Provided data

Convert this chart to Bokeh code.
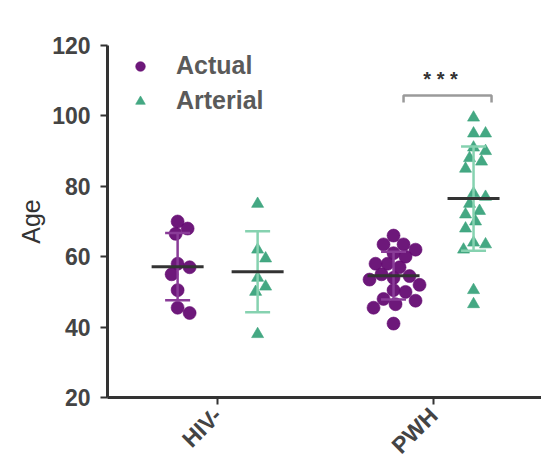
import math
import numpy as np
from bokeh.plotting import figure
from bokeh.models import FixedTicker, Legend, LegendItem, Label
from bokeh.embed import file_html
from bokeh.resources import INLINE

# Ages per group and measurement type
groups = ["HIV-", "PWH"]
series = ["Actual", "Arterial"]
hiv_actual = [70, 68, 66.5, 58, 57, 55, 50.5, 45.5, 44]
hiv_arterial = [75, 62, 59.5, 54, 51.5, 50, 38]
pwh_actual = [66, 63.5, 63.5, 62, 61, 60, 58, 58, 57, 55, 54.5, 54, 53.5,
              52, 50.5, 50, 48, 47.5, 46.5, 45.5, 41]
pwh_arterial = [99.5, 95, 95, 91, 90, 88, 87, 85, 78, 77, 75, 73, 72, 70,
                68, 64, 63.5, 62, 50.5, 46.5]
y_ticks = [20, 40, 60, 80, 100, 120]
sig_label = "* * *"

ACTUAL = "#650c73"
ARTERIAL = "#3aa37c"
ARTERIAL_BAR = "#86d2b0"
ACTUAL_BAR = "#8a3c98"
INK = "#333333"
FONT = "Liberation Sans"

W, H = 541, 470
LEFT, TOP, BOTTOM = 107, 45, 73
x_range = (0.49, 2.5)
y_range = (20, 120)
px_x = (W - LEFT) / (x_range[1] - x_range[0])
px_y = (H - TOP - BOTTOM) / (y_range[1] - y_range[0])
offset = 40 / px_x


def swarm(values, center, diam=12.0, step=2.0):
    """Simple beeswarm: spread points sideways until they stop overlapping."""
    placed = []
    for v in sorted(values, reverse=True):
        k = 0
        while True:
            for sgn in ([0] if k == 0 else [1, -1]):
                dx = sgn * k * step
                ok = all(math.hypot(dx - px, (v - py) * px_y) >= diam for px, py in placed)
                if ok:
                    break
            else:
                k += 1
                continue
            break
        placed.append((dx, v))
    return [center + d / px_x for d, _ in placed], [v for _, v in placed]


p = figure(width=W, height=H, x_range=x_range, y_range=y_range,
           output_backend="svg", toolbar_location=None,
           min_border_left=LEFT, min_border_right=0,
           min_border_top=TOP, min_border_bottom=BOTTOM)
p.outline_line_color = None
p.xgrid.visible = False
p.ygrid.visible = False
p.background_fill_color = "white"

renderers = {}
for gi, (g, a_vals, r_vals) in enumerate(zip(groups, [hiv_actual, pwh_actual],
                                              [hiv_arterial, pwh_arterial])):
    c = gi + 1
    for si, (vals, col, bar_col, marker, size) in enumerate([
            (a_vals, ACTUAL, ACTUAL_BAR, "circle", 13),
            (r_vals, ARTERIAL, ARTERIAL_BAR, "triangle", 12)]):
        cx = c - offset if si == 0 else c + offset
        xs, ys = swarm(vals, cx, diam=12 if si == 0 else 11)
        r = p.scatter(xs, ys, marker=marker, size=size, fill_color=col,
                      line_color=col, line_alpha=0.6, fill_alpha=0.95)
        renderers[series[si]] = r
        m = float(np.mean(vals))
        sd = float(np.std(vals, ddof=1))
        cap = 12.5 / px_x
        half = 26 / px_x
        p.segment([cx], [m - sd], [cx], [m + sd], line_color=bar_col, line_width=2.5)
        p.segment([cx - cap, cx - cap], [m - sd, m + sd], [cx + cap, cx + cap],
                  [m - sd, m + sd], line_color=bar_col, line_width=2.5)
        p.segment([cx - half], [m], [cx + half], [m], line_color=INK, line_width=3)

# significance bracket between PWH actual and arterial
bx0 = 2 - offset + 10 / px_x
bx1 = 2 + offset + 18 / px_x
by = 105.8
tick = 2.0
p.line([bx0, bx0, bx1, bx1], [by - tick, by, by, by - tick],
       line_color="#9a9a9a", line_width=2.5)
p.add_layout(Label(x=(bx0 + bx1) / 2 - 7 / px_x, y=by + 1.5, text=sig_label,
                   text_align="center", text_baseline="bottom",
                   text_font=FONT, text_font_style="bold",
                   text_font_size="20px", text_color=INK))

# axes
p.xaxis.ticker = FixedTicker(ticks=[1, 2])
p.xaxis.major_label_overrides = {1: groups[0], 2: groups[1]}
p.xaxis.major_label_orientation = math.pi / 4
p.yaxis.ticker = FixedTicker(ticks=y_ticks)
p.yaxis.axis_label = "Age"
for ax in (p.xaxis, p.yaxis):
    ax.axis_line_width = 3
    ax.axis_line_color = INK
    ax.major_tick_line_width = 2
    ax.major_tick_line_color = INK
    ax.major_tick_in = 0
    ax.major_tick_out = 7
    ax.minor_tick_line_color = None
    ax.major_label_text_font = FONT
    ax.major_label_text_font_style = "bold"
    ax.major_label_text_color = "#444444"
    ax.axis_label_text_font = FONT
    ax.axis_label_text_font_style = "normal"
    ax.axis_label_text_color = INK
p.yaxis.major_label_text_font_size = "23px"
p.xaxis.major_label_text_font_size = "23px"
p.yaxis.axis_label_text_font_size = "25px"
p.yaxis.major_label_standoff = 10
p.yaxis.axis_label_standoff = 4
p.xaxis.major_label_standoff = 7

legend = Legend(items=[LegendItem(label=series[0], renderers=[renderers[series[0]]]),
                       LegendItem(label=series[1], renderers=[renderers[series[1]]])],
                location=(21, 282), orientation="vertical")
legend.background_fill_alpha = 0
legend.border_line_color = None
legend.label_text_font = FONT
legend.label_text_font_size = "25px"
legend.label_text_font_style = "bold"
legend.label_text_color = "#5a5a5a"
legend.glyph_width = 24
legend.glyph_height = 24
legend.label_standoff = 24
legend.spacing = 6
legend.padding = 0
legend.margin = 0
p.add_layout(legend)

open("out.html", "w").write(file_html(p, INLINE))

Instructions for the task
Pictures are to be left out; repeat all the remaining data exactly.

Finished exercise
Convert this chart to Bokeh code.
import math
import numpy as np
from bokeh.plotting import figure
from bokeh.models import FixedTicker, Legend, LegendItem, Label
from bokeh.embed import file_html
from bokeh.resources import INLINE

# Ages per group and measurement type
groups = ["HIV-", "PWH"]
series = ["Actual", "Arterial"]
hiv_actual = [70, 68, 66.5, 58, 57, 55, 50.5, 45.5, 44]
hiv_arterial = [75, 62, 59.5, 54, 51.5, 50, 38]
pwh_actual = [66, 63.5, 63.5, 62, 61, 60, 58, 58, 57, 55, 54.5, 54, 53.5,
              52, 50.5, 50, 48, 47.5, 46.5, 45.5, 41]
pwh_arterial = [99.5, 95, 95, 91, 90, 88, 87, 85, 78, 77, 75, 73, 72, 70,
                68, 64, 63.5, 62, 50.5, 46.5]
y_ticks = [20, 40, 60, 80, 100, 120]
sig_label = "* * *"

ACTUAL = "#650c73"
ARTERIAL = "#3aa37c"
ARTERIAL_BAR = "#86d2b0"
ACTUAL_BAR = "#8a3c98"
INK = "#333333"
FONT = "Liberation Sans"

W, H = 541, 470
LEFT, TOP, BOTTOM = 107, 45, 73
x_range = (0.49, 2.5)
y_range = (20, 120)
px_x = (W - LEFT) / (x_range[1] - x_range[0])
px_y = (H - TOP - BOTTOM) / (y_range[1] - y_range[0])
offset = 40 / px_x


def swarm(values, center, diam=12.0, step=2.0):
    """Simple beeswarm: spread points sideways until they stop overlapping."""
    placed = []
    for v in sorted(values, reverse=True):
        k = 0
        while True:
            for sgn in ([0] if k == 0 else [1, -1]):
                dx = sgn * k * step
                ok = all(math.hypot(dx - px, (v - py) * px_y) >= diam for px, py in placed)
                if ok:
                    break
            else:
                k += 1
                continue
            break
        placed.append((dx, v))
    return [center + d / px_x for d, _ in placed], [v for _, v in placed]


p = figure(width=W, height=H, x_range=x_range, y_range=y_range,
           output_backend="svg", toolbar_location=None,
           min_border_left=LEFT, min_border_right=0,
           min_border_top=TOP, min_border_bottom=BOTTOM)
p.outline_line_color = None
p.xgrid.visible = False
p.ygrid.visible = False
p.background_fill_color = "white"

renderers = {}
for gi, (g, a_vals, r_vals) in enumerate(zip(groups, [hiv_actual, pwh_actual],
                                              [hiv_arterial, pwh_arterial])):
    c = gi + 1
    for si, (vals, col, bar_col, marker, size) in enumerate([
            (a_vals, ACTUAL, ACTUAL_BAR, "circle", 13),
            (r_vals, ARTERIAL, ARTERIAL_BAR, "triangle", 12)]):
        cx = c - offset if si == 0 else c + offset
        xs, ys = swarm(vals, cx, diam=12 if si == 0 else 11)
        r = p.scatter(xs, ys, marker=marker, size=size, fill_color=col,
                      line_color=col, line_alpha=0.6, fill_alpha=0.95)
        renderers[series[si]] = r
        m = float(np.mean(vals))
        sd = float(np.std(vals, ddof=1))
        cap = 12.5 / px_x
        half = 26 / px_x
        p.segment([cx], [m - sd], [cx], [m + sd], line_color=bar_col, line_width=2.5)
        p.segment([cx - cap, cx - cap], [m - sd, m + sd], [cx + cap, cx + cap],
                  [m - sd, m + sd], line_color=bar_col, line_width=2.5)
        p.segment([cx - half], [m], [cx + half], [m], line_color=INK, line_width=3)

# significance bracket between PWH actual and arterial
bx0 = 2 - offset + 10 / px_x
bx1 = 2 + offset + 18 / px_x
by = 105.8
tick = 2.0
p.line([bx0, bx0, bx1, bx1], [by - tick, by, by, by - tick],
       line_color="#9a9a9a", line_width=2.5)
p.add_layout(Label(x=(bx0 + bx1) / 2 - 7 / px_x, y=by + 1.5, text=sig_label,
                   text_align="center", text_baseline="bottom",
                   text_font=FONT, text_font_style="bold",
                   text_font_size="20px", text_color=INK))

# axes
p.xaxis.ticker = FixedTicker(ticks=[1, 2])
p.xaxis.major_label_overrides = {1: groups[0], 2: groups[1]}
p.xaxis.major_label_orientation = math.pi / 4
p.yaxis.ticker = FixedTicker(ticks=y_ticks)
p.yaxis.axis_label = "Age"
for ax in (p.xaxis, p.yaxis):
    ax.axis_line_width = 3
    ax.axis_line_color = INK
    ax.major_tick_line_width = 2
    ax.major_tick_line_color = INK
    ax.major_tick_in = 0
    ax.major_tick_out = 7
    ax.minor_tick_line_color = None
    ax.major_label_text_font = FONT
    ax.major_label_text_font_style = "bold"
    ax.major_label_text_color = "#444444"
    ax.axis_label_text_font = FONT
    ax.axis_label_text_font_style = "normal"
    ax.axis_label_text_color = INK
p.yaxis.major_label_text_font_size = "23px"
p.xaxis.major_label_text_font_size = "23px"
p.yaxis.axis_label_text_font_size = "25px"
p.yaxis.major_label_standoff = 10
p.yaxis.axis_label_standoff = 4
p.xaxis.major_label_standoff = 7

legend = Legend(items=[LegendItem(label=series[0], renderers=[renderers[series[0]]]),
                       LegendItem(label=series[1], renderers=[renderers[series[1]]])],
                location=(21, 282), orientation="vertical")
legend.background_fill_alpha = 0
legend.border_line_color = None
legend.label_text_font = FONT
legend.label_text_font_size = "25px"
legend.label_text_font_style = "bold"
legend.label_text_color = "#5a5a5a"
legend.glyph_width = 24
legend.glyph_height = 24
legend.label_standoff = 24
legend.spacing = 6
legend.padding = 0
legend.margin = 0
p.add_layout(legend)

open("out.html", "w").write(file_html(p, INLINE))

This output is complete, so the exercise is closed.